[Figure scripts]
┏━━

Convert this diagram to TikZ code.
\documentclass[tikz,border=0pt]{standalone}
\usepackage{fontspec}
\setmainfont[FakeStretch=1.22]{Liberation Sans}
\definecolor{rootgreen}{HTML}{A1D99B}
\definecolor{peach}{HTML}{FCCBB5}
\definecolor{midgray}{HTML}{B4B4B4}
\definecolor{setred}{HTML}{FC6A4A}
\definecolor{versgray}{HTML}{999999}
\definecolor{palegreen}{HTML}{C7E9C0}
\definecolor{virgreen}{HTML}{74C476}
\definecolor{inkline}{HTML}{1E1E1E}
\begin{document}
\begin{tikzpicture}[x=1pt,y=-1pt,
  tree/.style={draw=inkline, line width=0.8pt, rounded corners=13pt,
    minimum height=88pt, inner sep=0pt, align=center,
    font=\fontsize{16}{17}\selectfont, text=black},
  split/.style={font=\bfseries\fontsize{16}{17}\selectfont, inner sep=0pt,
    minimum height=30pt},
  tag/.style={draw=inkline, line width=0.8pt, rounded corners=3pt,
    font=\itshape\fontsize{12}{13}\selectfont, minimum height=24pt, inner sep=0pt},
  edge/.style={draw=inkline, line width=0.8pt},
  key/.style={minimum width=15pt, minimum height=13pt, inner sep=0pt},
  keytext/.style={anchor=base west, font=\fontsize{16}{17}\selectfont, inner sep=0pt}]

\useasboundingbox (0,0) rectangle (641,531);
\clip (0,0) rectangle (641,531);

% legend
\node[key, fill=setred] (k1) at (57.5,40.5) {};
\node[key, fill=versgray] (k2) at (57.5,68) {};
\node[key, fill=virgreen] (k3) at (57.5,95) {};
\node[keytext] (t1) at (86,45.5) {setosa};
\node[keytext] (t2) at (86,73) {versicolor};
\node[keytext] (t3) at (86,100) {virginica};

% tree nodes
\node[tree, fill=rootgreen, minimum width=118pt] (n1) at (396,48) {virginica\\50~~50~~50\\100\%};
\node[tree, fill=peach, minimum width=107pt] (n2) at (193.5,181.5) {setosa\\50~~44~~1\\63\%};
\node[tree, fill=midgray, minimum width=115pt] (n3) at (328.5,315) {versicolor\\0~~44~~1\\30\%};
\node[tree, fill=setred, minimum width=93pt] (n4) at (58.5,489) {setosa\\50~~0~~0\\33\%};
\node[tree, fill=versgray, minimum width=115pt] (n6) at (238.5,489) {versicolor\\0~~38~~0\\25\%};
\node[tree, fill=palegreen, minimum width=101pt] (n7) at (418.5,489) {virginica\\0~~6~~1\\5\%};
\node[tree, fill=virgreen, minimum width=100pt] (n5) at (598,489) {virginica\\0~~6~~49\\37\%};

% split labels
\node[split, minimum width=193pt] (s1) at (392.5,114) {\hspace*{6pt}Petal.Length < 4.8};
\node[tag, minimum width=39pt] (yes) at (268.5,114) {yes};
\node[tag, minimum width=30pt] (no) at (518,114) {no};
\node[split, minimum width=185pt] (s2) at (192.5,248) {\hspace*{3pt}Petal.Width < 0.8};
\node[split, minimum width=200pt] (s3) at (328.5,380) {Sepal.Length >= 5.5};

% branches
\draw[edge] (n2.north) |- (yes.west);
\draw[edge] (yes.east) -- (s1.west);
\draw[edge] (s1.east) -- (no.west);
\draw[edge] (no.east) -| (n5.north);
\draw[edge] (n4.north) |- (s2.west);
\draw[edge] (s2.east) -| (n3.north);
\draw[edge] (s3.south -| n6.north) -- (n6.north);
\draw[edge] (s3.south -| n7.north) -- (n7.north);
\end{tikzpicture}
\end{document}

┗━━
┏━━

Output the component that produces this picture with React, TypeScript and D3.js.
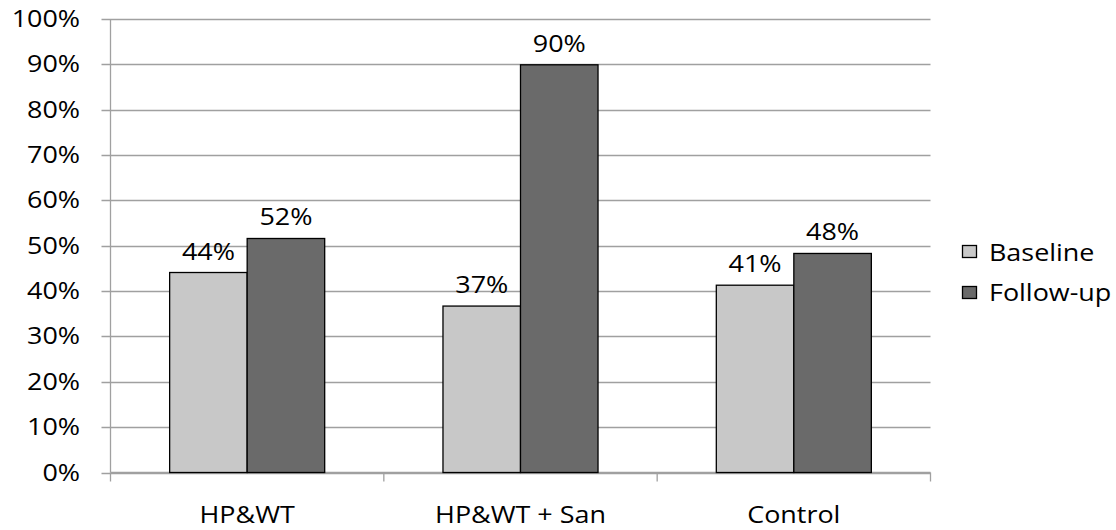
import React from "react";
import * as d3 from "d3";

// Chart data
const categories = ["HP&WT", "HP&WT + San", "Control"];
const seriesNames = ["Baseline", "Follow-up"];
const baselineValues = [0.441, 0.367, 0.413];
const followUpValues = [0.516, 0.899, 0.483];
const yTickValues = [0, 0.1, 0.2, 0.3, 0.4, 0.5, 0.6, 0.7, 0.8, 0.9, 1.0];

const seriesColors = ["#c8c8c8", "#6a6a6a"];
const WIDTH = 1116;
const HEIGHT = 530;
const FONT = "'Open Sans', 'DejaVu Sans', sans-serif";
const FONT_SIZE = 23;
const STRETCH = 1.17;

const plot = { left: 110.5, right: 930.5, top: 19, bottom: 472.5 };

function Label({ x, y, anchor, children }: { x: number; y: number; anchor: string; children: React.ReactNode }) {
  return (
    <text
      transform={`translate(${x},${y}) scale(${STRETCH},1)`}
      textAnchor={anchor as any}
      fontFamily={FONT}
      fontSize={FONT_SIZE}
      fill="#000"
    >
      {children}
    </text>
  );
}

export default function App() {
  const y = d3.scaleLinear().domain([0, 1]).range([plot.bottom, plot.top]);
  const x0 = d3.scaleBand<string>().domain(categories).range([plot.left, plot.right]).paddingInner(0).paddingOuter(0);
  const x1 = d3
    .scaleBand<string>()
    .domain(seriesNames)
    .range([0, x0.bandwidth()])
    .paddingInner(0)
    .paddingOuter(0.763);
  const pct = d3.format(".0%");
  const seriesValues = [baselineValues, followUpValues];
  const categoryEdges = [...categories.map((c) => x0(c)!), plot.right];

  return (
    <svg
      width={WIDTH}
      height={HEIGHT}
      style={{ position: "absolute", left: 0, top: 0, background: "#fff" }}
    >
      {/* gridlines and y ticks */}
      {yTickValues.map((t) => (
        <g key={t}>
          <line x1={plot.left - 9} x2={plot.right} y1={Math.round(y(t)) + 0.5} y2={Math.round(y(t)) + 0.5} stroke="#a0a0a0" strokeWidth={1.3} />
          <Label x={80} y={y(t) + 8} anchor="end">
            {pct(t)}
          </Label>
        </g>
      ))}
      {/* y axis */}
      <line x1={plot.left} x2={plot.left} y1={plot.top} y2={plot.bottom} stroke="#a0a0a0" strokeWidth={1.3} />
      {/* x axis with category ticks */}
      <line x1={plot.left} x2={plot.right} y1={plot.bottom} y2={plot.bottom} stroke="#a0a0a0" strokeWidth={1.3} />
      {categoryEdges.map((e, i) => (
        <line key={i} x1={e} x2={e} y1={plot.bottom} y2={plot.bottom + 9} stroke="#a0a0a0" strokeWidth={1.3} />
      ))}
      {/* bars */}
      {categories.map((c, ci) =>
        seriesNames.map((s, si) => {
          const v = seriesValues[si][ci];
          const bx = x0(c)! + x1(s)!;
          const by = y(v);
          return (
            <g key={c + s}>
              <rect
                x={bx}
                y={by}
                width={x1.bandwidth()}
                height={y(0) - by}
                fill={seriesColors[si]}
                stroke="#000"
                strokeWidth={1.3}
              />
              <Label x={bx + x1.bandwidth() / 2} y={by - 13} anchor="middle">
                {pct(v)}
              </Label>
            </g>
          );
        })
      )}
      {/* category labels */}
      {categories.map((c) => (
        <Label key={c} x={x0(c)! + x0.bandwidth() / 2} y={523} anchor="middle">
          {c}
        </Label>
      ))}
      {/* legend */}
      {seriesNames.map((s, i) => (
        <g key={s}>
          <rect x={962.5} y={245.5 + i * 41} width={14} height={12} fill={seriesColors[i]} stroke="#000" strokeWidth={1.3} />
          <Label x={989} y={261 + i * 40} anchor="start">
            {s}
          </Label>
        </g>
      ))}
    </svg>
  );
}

┗━━

DESCRIPTION OF THE TASK –
Reproduce exactly the lines above starting at the line containing "Output the component" and ending at the line containing "import * as", including both, but not the pictures.

RESULT FOR THIS TASK –
Output the component that produces this picture with React, TypeScript and D3.js.
import React from "react";
import * as d3 from "d3";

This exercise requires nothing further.